A few years later, with Marilyn turning into a star, one of the pictures was featured in a calendar and there was fervent speculation in the press about the model's resemblance to Monroe. The studio wondered what to do while Marilyn decided instead to admit it was her, but that she'd only posed in order to pay the rent.

She gave an interview of such striking candour that the photographs elicited more sympathy than outrage. Later, when increasingly erratic and craving more of the spotlight than her films were earning at the time, she allowed Life magazine to publish several nudes in order to outshine current stars like Elizabeth Taylor.
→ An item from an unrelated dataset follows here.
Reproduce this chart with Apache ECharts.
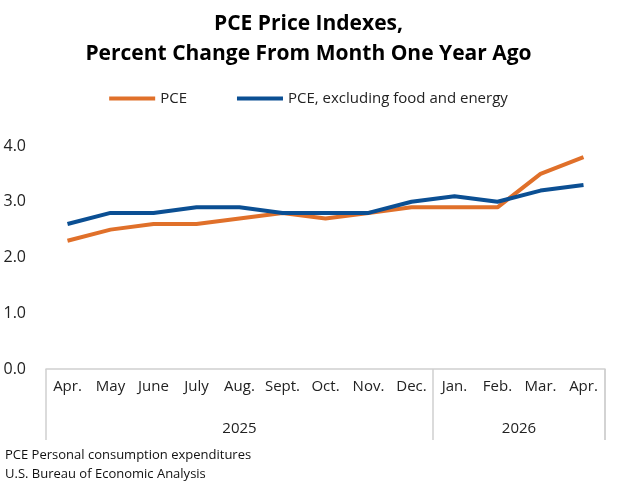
<!DOCTYPE html>
<html><head><meta charset="utf-8">
<script src="https://cdn.jsdelivr.net/npm/echarts@6/dist/echarts.min.js"></script>
<style>html,body{margin:0;background:#fff}#container{width:617px;height:493px}</style>
</head><body><div id="container"></div>
<script>
var months = ['Apr.', 'May', 'June', 'July', 'Aug.', 'Sept.', 'Oct.', 'Nov.', 'Dec.', 'Jan.', 'Feb.', 'Mar.', 'Apr.'];
var pce = [2.3, 2.5, 2.6, 2.6, 2.7, 2.8, 2.7, 2.8, 2.9, 2.9, 2.9, 3.5, 3.8];
var pceCore = [2.6, 2.8, 2.8, 2.9, 2.9, 2.8, 2.8, 2.8, 3.0, 3.1, 3.0, 3.2, 3.3];
var yearLabels = ['2025', '2026'];

var font = '"Open Sans", sans-serif';
var dom = document.getElementById('container');
var myChart = echarts.init(dom, null, { renderer: 'canvas' });

var option = {
  animation: false,
  textStyle: { fontFamily: font },
  title: {
    text: 'PCE Price Indexes,\nPercent Change From Month One Year Ago',
    left: 'center', top: 4,
    textStyle: { fontSize: 21, fontWeight: 'bold', color: '#000', lineHeight: 30, fontFamily: font }
  },
  legend: {
    top: 86, left: 'center', itemGap: 50, itemWidth: 46, itemHeight: 4,
    icon: 'rect',
    textStyle: { fontSize: 15, color: '#222' },
    data: ['PCE', 'PCE, excluding food and energy']
  },
  grid: { left: 46, right: 12, top: 146, bottom: 124 },
  xAxis: {
    type: 'category', data: months, boundaryGap: true,
    axisLine: { lineStyle: { color: '#d0d0d0', width: 1.5 } },
    axisTick: { show: true, length: 71, lineStyle: { color: '#d0d0d0', width: 1.5 },
      interval: function (i) { return i === 0 || i === 9; } },
    axisLabel: { color: '#222', fontSize: 15, margin: 10, interval: 0 }
  },
  yAxis: {
    type: 'value', min: 0, max: 4, interval: 1,
    splitLine: { show: false }, axisLine: { show: false }, axisTick: { show: false },
    axisLabel: { color: '#222', fontSize: 16, margin: 20, formatter: function (v) { return v.toFixed(1); } }
  },
  series: [
    { name: 'PCE', type: 'line', data: pce, symbol: 'none', lineStyle: { width: 4, color: '#e0702a' }, itemStyle: { color: '#e0702a' } },
    { name: 'PCE, excluding food and energy', type: 'line', data: pceCore, symbol: 'none', lineStyle: { width: 4, color: '#0b4f93' }, itemStyle: { color: '#0b4f93' } }
  ]
};
myChart.setOption(option);

var x0 = myChart.convertToPixel({ xAxisIndex: 0 }, 0);
var x8 = myChart.convertToPixel({ xAxisIndex: 0 }, 8);
var x9 = myChart.convertToPixel({ xAxisIndex: 0 }, 9);
var x12 = myChart.convertToPixel({ xAxisIndex: 0 }, 12);
var yBase = myChart.convertToPixel({ yAxisIndex: 0 }, 0);
var half = (x9 - x8) / 2;
myChart.setOption({
  graphic: [
    { type: 'line', shape: { x1: x12 + half, y1: yBase, x2: x12 + half, y2: yBase + 71 }, style: { stroke: '#d0d0d0', lineWidth: 1.5 } },
    { type: 'text', x: (x0 + x8) / 2, y: yBase + 60, style: { text: yearLabels[0], font: '15px ' + font, fill: '#222', align: 'center', verticalAlign: 'middle' } },
    { type: 'text', x: (x9 + x12) / 2, y: yBase + 60, style: { text: yearLabels[1], font: '15px ' + font, fill: '#222', align: 'center', verticalAlign: 'middle' } },
    { type: 'text', left: 5, top: 446, style: { text: 'PCE Personal consumption expenditures\nU.S. Bureau of Economic Analysis', font: '13px ' + font, fill: '#111', lineHeight: 19 } }
  ]
});
window.addEventListener('resize', myChart.resize);
</script></body></html>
Her final photoshoot was for Vogue magazine by Bert Stern, and included several nudes.

Published after her death, this set of pictures -- referred to as The Last Sitting -- remain the most memorable in the magazine's history.

The men

Image: Marilyn Monroe with her husband Arthur Miller
Photographs: Evening Standard/Getty Images

In the end, nobody proved man enough for Marilyn.

She was married and divorced thrice -- to James Dougherty, baseball great Joe DiMaggio and the playwright Arthur Miller -- and there were whispers, some louder than others, about her affairs with both John and Robert Kennedy.

Brando, in his autobiography, claimed to have had dated her, as did Tony Curtis, the latter saying their affair happened during the filming of Some Like It Hot. And outside of the romantic entanglements, legendary photographer Alfred Eisenstaedt, Milton Greene, Andy Warhol, Edward Murrow, Truman Capote and Clark Gable -- who, she frequently joked, was her father -- were all men of great stature besotted by Monroe. It was clearly hard not to be mesmerised.

The death

Image: Monroe's body is wheeled out of her apartment
Photographs: Keystone/Getty Images

Nobody knows how it happened.

On August 5, 1962, Monroe was found dead in her Los Angeles home. The recorded cause of death was 'acute barbiturate poisoning', and the death itself was marked as a probable suicide. She was 36.

The conspiracy theories included everyone from the CIA to President Kennedy to the Mafia, and there was never any evidence found conclusive enough to keep tongues and tabloids from wagging.

On August 8, she was interred in a crypt, her casket lined with silk the colour of champagne, Marilyn wearing a favourite green Emilio Pucci dress.

Lee Strasberg delivered her eulogy. Joe DiMaggio made sure fresh-cut roses were delivered to the grave for the next 20 years. Hugh Hefner bought the crypt immediately next to hers. Even in death, Marilyn's spell remains.